Einzel JLTP84 (1991) f.102)
According to Einzel's paper (see f.105) nonhydrodynamic effects do not affect $D^\parallel$. In Mukharsky paper they do. |
he3_diff_perp_xx(ttc,p,nu0)
he3_diff_perp_zz(ttc,p,nu0) he3_diff_perp_xx_im(ttc,p,nu0) he3_diff_perp_zz_im(ttc,p,nu0) he3_diff_par_xx(ttc,p,nu0) he3_diff_par_zz(ttc,p,nu0) |
Components of spin diffusion tenzor, [cm$^2$/s]

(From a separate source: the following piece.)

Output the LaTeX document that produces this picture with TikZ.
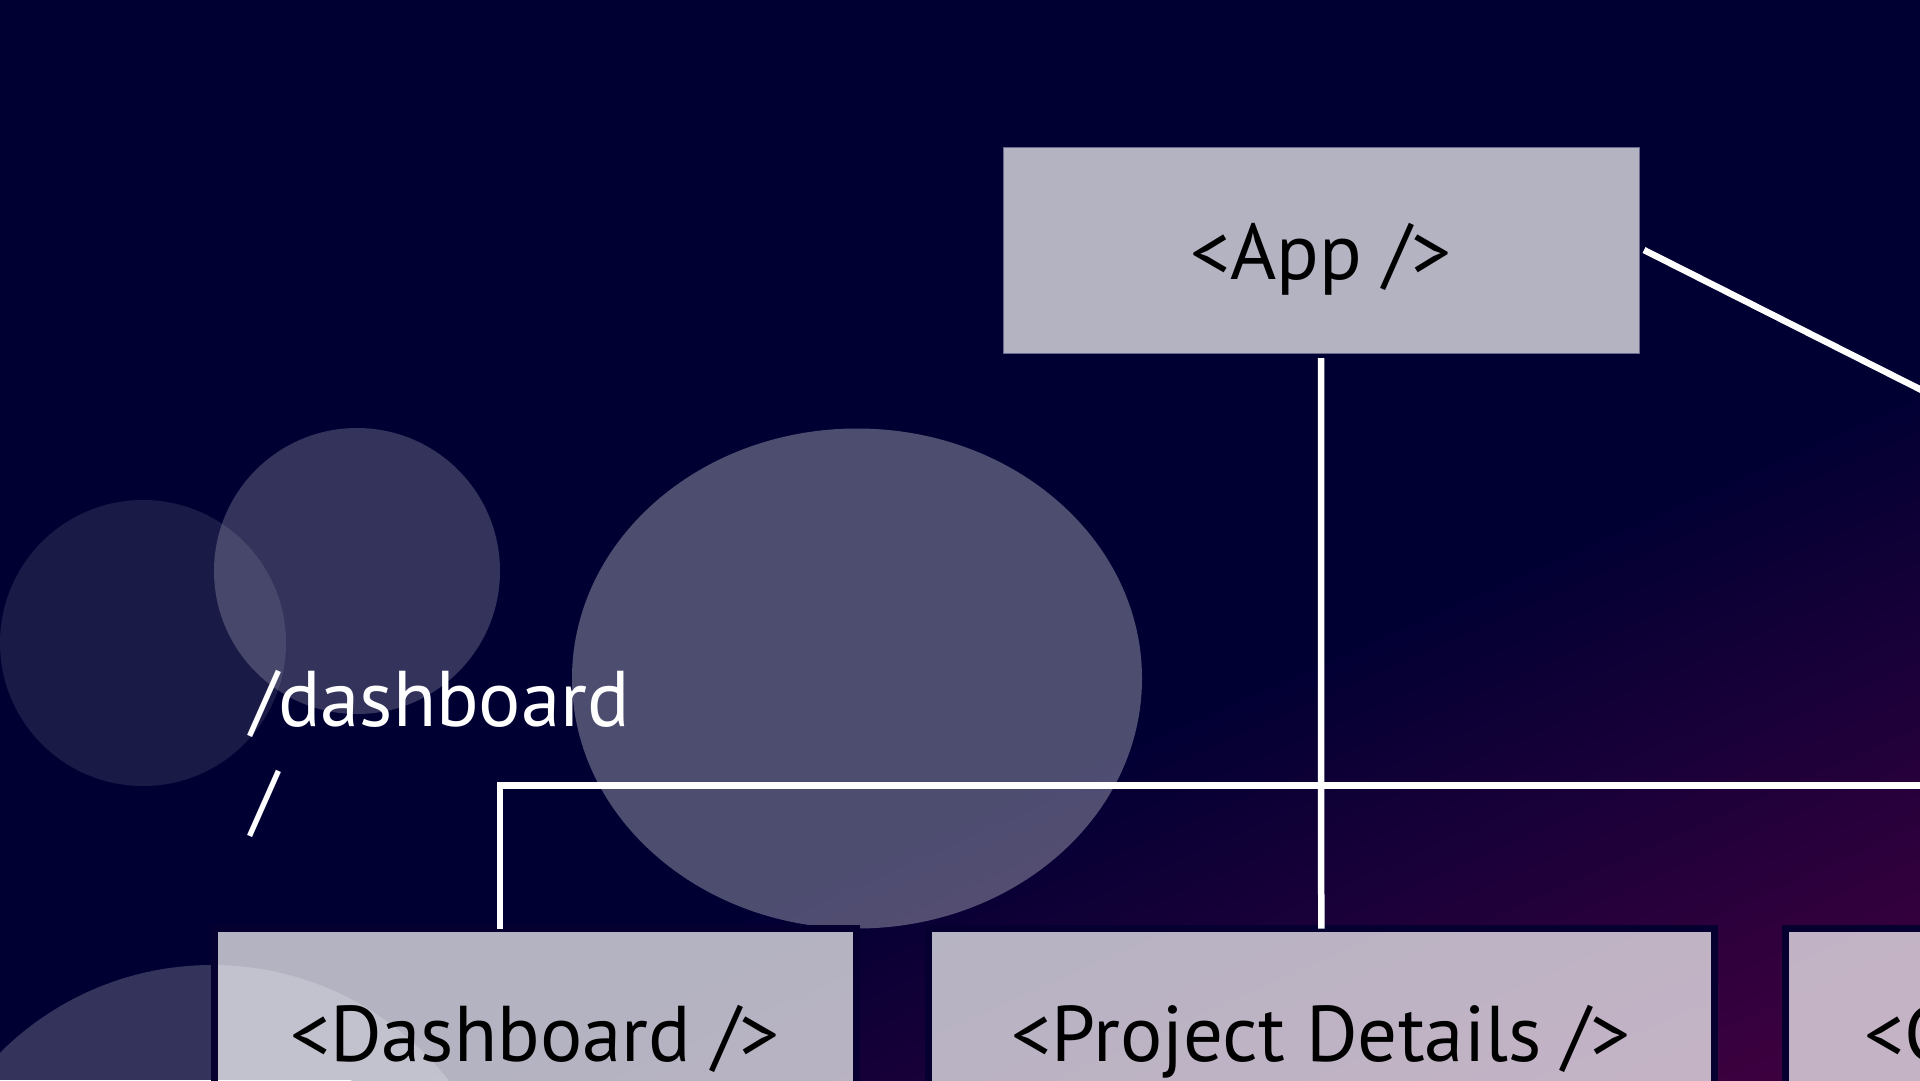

(Bunkov et al, 1990 f.3; Einzel, 1991, f.108; Markelov, Mukharsky, 1992, f.7,8) |
TODO:
Exchange coupling strength is in the $F_1^a = 0$ limit. (small difference from normal phase values)
How does he3_diff_perp_??_im extends to the normal phase?